- The Washington Times - Sunday, November 20, 2011

The Washington Redskins were a thirsty man within reach of water Sunday. For three weeks they crawled through the desert while their season withered and rotted without a functional offense to sustain it.

This point-starved unit, however, found an oasis against the Dallas Cowboys. Suddenly, there was hope for the hopeless.

Heartbreak, though, is always close by. The Redskins got the offensive surge they were desperate for, but they missed two field goal attempts and endured major defensive breakdowns in a 27-24 overtime loss.

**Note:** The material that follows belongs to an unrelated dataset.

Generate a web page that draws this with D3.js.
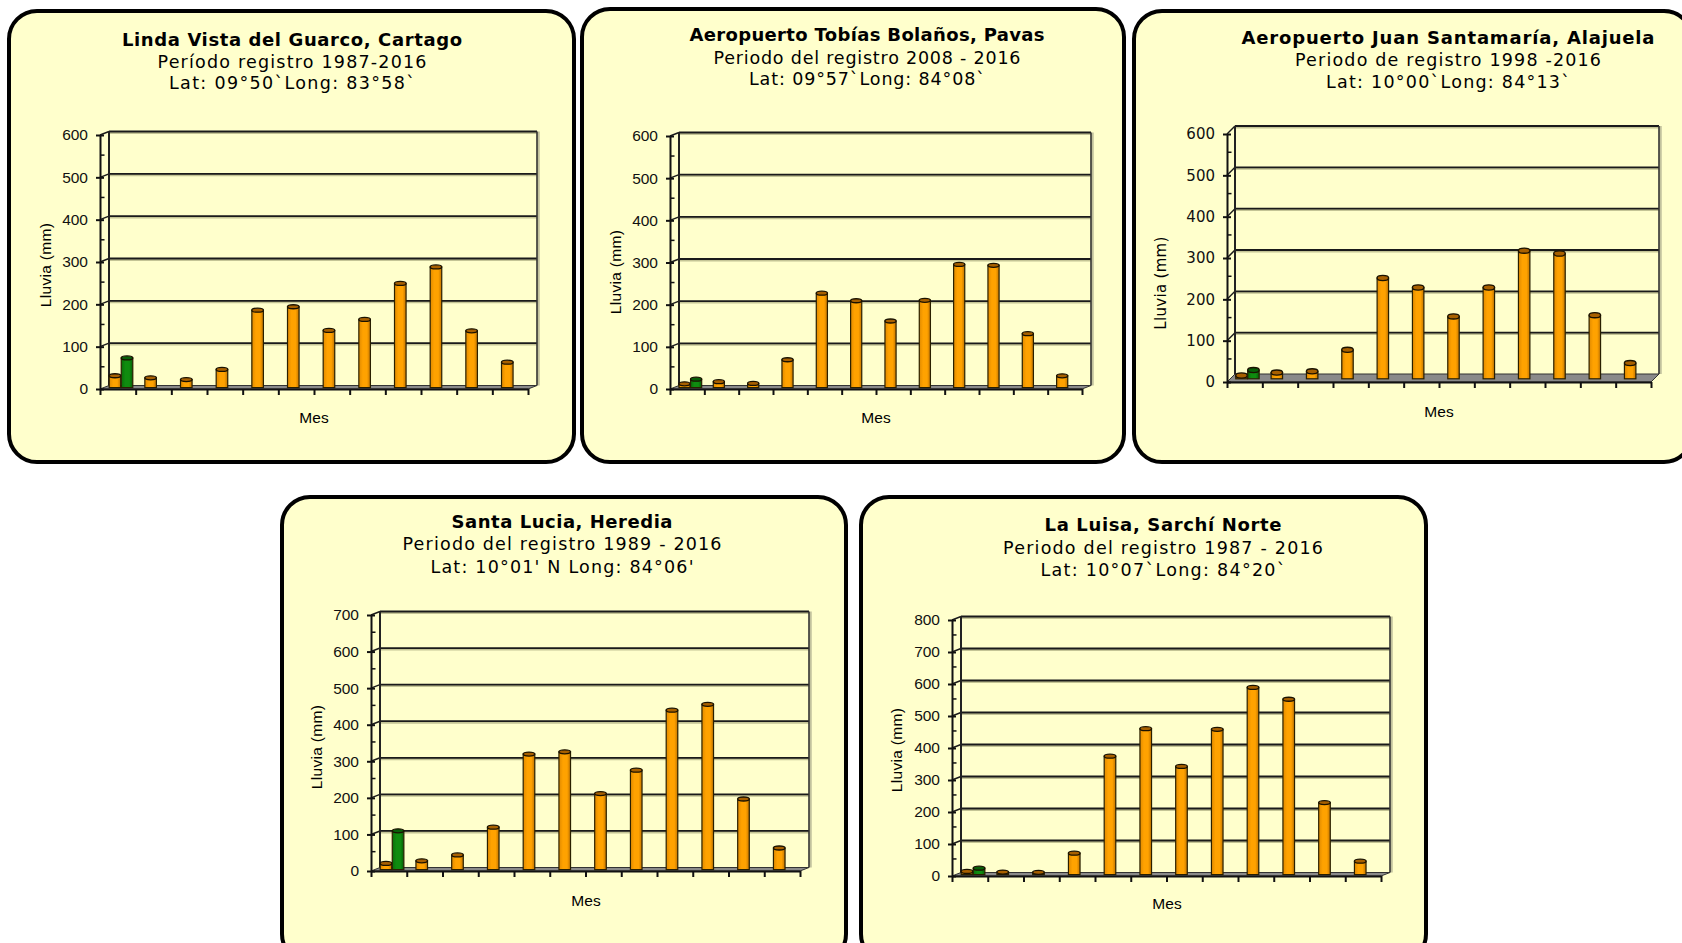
<!DOCTYPE html>
<html>
<head>
<meta charset="utf-8">
<script src="https://cdn.jsdelivr.net/npm/d3@7"></script>
<style>
body { margin: 0; background: #ffffff; }
svg { display: block; }
</style>
</head>
<body>
<script>
// meses (eje x sin etiquetas)
let meses = ["Ene", "Feb", "Mar", "Abr", "May", "Jun", "Jul", "Ago", "Set", "Oct", "Nov", "Dic"];

let titulos = ["Linda Vista del Guarco, Cartago", "Aeropuerto Tobías Bolaños, Pavas", "Aeropuerto Juan Santamaría, Alajuela",
               "Santa Lucia, Heredia", "La Luisa, Sarchí Norte"];
let periodos = ["Período registro 1987-2016", "Periodo del registro 2008 - 2016", "Periodo de registro 1998 -2016",
                "Periodo del registro 1989 - 2016", "Periodo del registro 1987 - 2016"];
let coordenadas = ["Lat: 09°50`Long: 83°58`", "Lat: 09°57`Long: 84°08`", "Lat: 10°00`Long: 84°13`",
                   "Lat: 10°01' N Long: 84°06'", "Lat: 10°07`Long: 84°20`"];

// lluvia promedio mensual (mm), barras naranja
let lindaVista     = [28, 23, 19, 43, 183, 191, 135, 161, 246, 285, 134, 60];
let tobiasBolanos  = [9, 14, 10, 66, 224, 206, 158, 207, 292, 290, 128, 28];
let juanSantamaria = [8, 15, 18, 70, 244, 221, 151, 221, 310, 303, 154, 38];
let santaLucia     = [17, 24, 40, 116, 316, 322, 208, 272, 436, 452, 193, 59];
let laLuisa        = [10, 8, 7, 67, 370, 456, 338, 454, 585, 548, 225, 42];

// barra verde, solo enero (una por estacion)
let eneroVerde = [70, 20, 21, 106, 20];

let maximos = [600, 600, 600, 700, 800];

let series = [lindaVista, tobiasBolanos, juanSantamaria, santaLucia, laLuisa];

// geometria de cada panel (anchos de las tres lineas del titulo en tl)
let paneles = [
    {box:[9,11,574,462], cx:292, ty:[40,62,83], tl:[340,269,246], x0:100, x1:528, y0:389, yTop:135, d:[9,-3.5], mes:[314,418], lluvia:[46,265], estilo:1},
    {box:[582,9,1124,462], cx:867, ty:[35,58,79], tl:[355,307,236], x0:670, x1:1082, y0:389, yTop:136, d:[9,-3.5], mes:[876,418], lluvia:[616,272], estilo:1},
    {box:[1134,11,1692,462], cx:1448, ty:[38,60,82], tl:[413,306,244], x0:1227, x1:1651, y0:382, yTop:134, d:[8,-8], mes:[1439,412], lluvia:[1161,283], estilo:2},
    {box:[282,497,846,962], cx:562, ty:[522,544,567], tl:[221,319,263], x0:371, x1:800, y0:871, yTop:615, d:[9,-3.5], mes:[586,901], lluvia:[317,747], estilo:1},
    {box:[861,497,1426,962], cx:1163, ty:[525,548,570], tl:[237,320,245], x0:952, x1:1381, y0:876, yTop:620, d:[9,-3.5], mes:[1167,904], lluvia:[897,750], estilo:1}
];

let svg = d3.select('body').append('svg').attr('width', 1682).attr('height', 943);

let defs = svg.append('defs');
function gradiente(id, c0, c1, c2)
{
    let gr = defs.append('linearGradient').attr('id', id).attr('x1', '0').attr('x2', '1').attr('y1', '0').attr('y2', '0');
    gr.append('stop').attr('offset', '0%').attr('stop-color', c0);
    gr.append('stop').attr('offset', '35%').attr('stop-color', c1);
    gr.append('stop').attr('offset', '70%').attr('stop-color', c1);
    gr.append('stop').attr('offset', '100%').attr('stop-color', c2);
}
gradiente('naranja', '#e08a00', '#ffa200', '#c27400');
gradiente('verde', '#0a6e0a', '#0f8c0f', '#075a07');


function dibujarPanel(i)
{
    let p = paneles[i];
    let g = svg.append('g');
    let dx = p.d[0], dy = p.d[1];

    g.append('rect')
        .attr('x', p.box[0]).attr('y', p.box[1])
        .attr('width', p.box[2] - p.box[0]).attr('height', p.box[3] - p.box[1])
        .attr('rx', 28)
        .attr('fill', '#ffffcc').attr('stroke', '#000').attr('stroke-width', 4);

    let lineas = [titulos[i], periodos[i], coordenadas[i]];
    lineas.forEach((t, k) => {
        g.append('text')
            .attr('x', p.cx).attr('y', p.ty[k]).attr('dy', '0.36em')
            .attr('text-anchor', 'middle')
            .attr('font-family', 'DejaVu Sans')
            .attr('font-size', k == 0 ? 18 : 17.5)
            .attr('font-weight', k == 0 ? 'bold' : 'normal')
            .attr('textLength', p.tl[k]).attr('lengthAdjust', 'spacing')
            .attr('fill', '#000')
            .text(t);
    });

    let y = d3.scaleLinear().domain([0, maximos[i]]).range([p.y0, p.yTop]);
    let x = d3.scaleBand().domain(meses).range([p.x0, p.x1]);
    let xs = d3.scaleBand().domain(['prom', 'verde']).range([0, x.bandwidth()]).paddingInner(0.04).paddingOuter(0.5);
    let xl = d3.scaleLinear().domain([0, meses.length]).range([p.x0, p.x1]);

    let mayores = d3.range(0, maximos[i] + 1, 100);
    let menores = d3.range(50, maximos[i], 100);

    // piso
    g.append('path')
        .attr('d', `M${p.x0},${p.y0}L${p.x1},${p.y0}L${p.x1+dx},${p.y0+dy}L${p.x0+dx},${p.y0+dy}Z`)
        .attr('fill', '#8a8a8a').attr('stroke', '#333').attr('stroke-width', 1);

    // pared del fondo: rejilla
    let rejilla = mayores.filter(v => v > 0);
    g.selectAll('.sombra').data(rejilla).enter().append('line')
        .attr('x1', p.x0 + dx).attr('x2', p.x1 + dx)
        .attr('y1', v => y(v) + dy + 1.2).attr('y2', v => y(v) + dy + 1.2)
        .attr('stroke', '#8a8a60').attr('stroke-width', 2.5).attr('opacity', 0.5);
    g.selectAll('.rej').data(rejilla).enter().append('line')
        .attr('x1', p.x0 + dx).attr('x2', p.x1 + dx)
        .attr('y1', v => y(v) + dy).attr('y2', v => y(v) + dy)
        .attr('stroke', '#1a1a1a').attr('stroke-width', 1.8);
    g.selectAll('.diag').data(rejilla).enter().append('line')
        .attr('x1', p.x0).attr('x2', p.x0 + dx)
        .attr('y1', v => y(v)).attr('y2', v => y(v) + dy)
        .attr('stroke', '#1a1a1a').attr('stroke-width', 1.5);

    // bordes verticales de la pared
    g.append('line')
        .attr('x1', p.x0 + dx).attr('x2', p.x0 + dx)
        .attr('y1', y(maximos[i]) + dy).attr('y2', p.y0 + dy)
        .attr('stroke', '#222').attr('stroke-width', 2);
    g.append('line')
        .attr('x1', p.x1 + dx + 1.5).attr('x2', p.x1 + dx + 1.5)
        .attr('y1', y(maximos[i]) + dy).attr('y2', p.y0 + dy)
        .attr('stroke', '#9a9a80').attr('stroke-width', 2.5).attr('opacity', 0.6);
    g.append('line')
        .attr('x1', p.x1 + dx).attr('x2', p.x1 + dx)
        .attr('y1', y(maximos[i]) + dy).attr('y2', p.y0 + dy)
        .attr('stroke', '#333').attr('stroke-width', 1.6);

    // barras
    let datos = series[i].map((v, j) => ({mes: meses[j], serie: 'prom', v: v}));
    datos.push({mes: meses[0], serie: 'verde', v: eneroVerde[i]});

    let ox = dx * 0.35, oy = dy * 0.4;
    let bw = xs.bandwidth();
    let capRy = p.estilo == 2 ? 2.6 : 2.0;

    let barras = g.selectAll('.barra').data(datos).enter().append('g');
    barras.append('rect')
        .attr('x', d => x(d.mes) + xs(d.serie) + ox)
        .attr('y', d => y(d.v) + oy)
        .attr('width', bw)
        .attr('height', d => p.y0 - y(d.v))
        .attr('fill', d => d.serie == 'prom' ? 'url(#naranja)' : 'url(#verde)')
        .attr('stroke', '#2a2000').attr('stroke-width', 1.2);
    barras.append('ellipse')
        .attr('cx', d => x(d.mes) + xs(d.serie) + ox + bw / 2)
        .attr('cy', d => y(d.v) + oy)
        .attr('rx', bw / 2).attr('ry', capRy)
        .attr('fill', d => d.serie == 'prom' ? '#a86000' : '#085f08')
        .attr('stroke', '#1a1200').attr('stroke-width', 1.3);

    // eje y
    let fuenteTicks = p.estilo == 2 ? 'DejaVu Sans' : 'Liberation Sans';
    let ejeY = g.append('g')
        .attr('transform', `translate(${p.x0},0)`)
        .call(d3.axisLeft(y).tickValues(mayores).tickSize(4).tickSizeOuter(0).tickPadding(8));
    ejeY.select('.domain').attr('stroke', '#111').attr('stroke-width', 2);
    ejeY.selectAll('.tick line').attr('stroke', '#111').attr('stroke-width', 2).attr('x2', -4).attr('x1', 4);
    ejeY.selectAll('.tick text')
        .attr('font-family', fuenteTicks).attr('font-size', p.estilo == 2 ? 15 : 15.5).attr('fill', '#111');

    g.selectAll('.menor').data(menores).enter().append('line')
        .attr('x1', p.x0 + 1).attr('x2', p.x0 + 4.5)
        .attr('y1', v => y(v) + dy * 0.3).attr('y2', v => y(v) + dy * 0.3)
        .attr('stroke', '#111').attr('stroke-width', 1.5);

    // eje x
    let ejeX = g.append('g')
        .attr('transform', `translate(0,${p.y0})`)
        .call(d3.axisBottom(xl).tickValues(d3.range(meses.length + 1)).tickFormat('').tickSize(6).tickSizeOuter(0));
    ejeX.select('.domain').attr('stroke', '#111').attr('stroke-width', 2);
    ejeX.selectAll('.tick line').attr('stroke', '#111').attr('stroke-width', 2);

    // titulos de los ejes
    g.append('text')
        .attr('x', p.mes[0]).attr('y', p.mes[1]).attr('dy', '0.35em')
        .attr('text-anchor', 'middle')
        .attr('font-family', 'Liberation Sans').attr('font-size', 15.5)
        .text('Mes');
    g.append('text')
        .attr('transform', `translate(${p.lluvia[0]},${p.lluvia[1]}) rotate(-90)`)
        .attr('dy', '0.35em')
        .attr('text-anchor', 'middle')
        .attr('font-family', p.estilo == 2 ? 'DejaVu Sans' : 'Liberation Sans').attr('font-size', p.estilo == 2 ? 15 : 15.5)
        .attr('letter-spacing', 0.3)
        .text('Lluvia (mm)');
}

for (let i = 0; i < paneles.length; ++i)
    dibujarPanel(i);
</script>
</body>
</html>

“Anytime the offense puts points on the board like that, man, we got to win the game,” cornerback DeAngelo Hall said. “We’re [fussing] and complaining over the past couple weeks about them putting 10 points, nine points, 12, and they come out here and put 24 and we don’t win the game. So it’s definitely frustrating from a defensive standpoint because the plays they got were plays we just messed up on.”

The Redskins remained unquenched after Graham Gano missed wide right on a 52-yard field goal try in overtime. Dan Bailey’s 39-yard field goal on the ensuing drive sealed their sixth straight loss. They fell to 3-7, and considering that two NFC teams with six losses missed the playoffs last year, any hope for a miraculous turnaround expired.

Dallas Cowboys wide receiver Dez Bryant (88) is taken down by Washington Redskins cornerback DeAngelo Hall (23) after a 26-yard reception that put the Cowboys in field goal position in overtime at FedEx Field in Landover, Md., on Sunday, November 20, 2011. (Andrew Harnik/The Washington Times)
Dallas Cowboys wide receiver Dez Bryant (88) is taken down by Washington ... more >

Washington, then, is left to play out the string with a new source of angst.

The Redskins‘ offense actually showed a pulse with Rex Grossman under center for the second straight game, but their defense and special teams betrayed them

After totaling 20 points in the past three games, the Redskins‘ 24 were the most their offense has scored this season. They scored early touchdowns on drives that started at the Cowboys‘ 32- and 43-yard lines.

Their 14-10 halftime lead was their first lead since Oct. 2. The announced crowd of 80,122 roared with life. Fans finally had something to cheer.

Several breakdowns, however, sent them home with a familiar feeling.

“We were so close,” safety Oshiomogho Atogwe said. “We felt like we had the game right there, and we let it slip through our fingers.”

Washington cooled off Dallas rookie running DeMarco Murray by limiting him to 73 yards on 25 carries, well below his 6.7-yards per carry average.

Cowboys quarterback Tony Romo, however, showed the Redskins exactly how valuable a play-making quarterback is. He was 23-of-37 for 292 yards, three touchdowns and no interceptions, good for a 113.8 passer rating.

Several of his biggest throws occurred after he escaped the pocket and improvised.

“He’s like a snake, man,” linebacker Brian Orakpo said. “He’s slippery. He’s all over the place. It don’t matter if you beat your guy, you’ve got to worry about him. That’s the frustrating part.”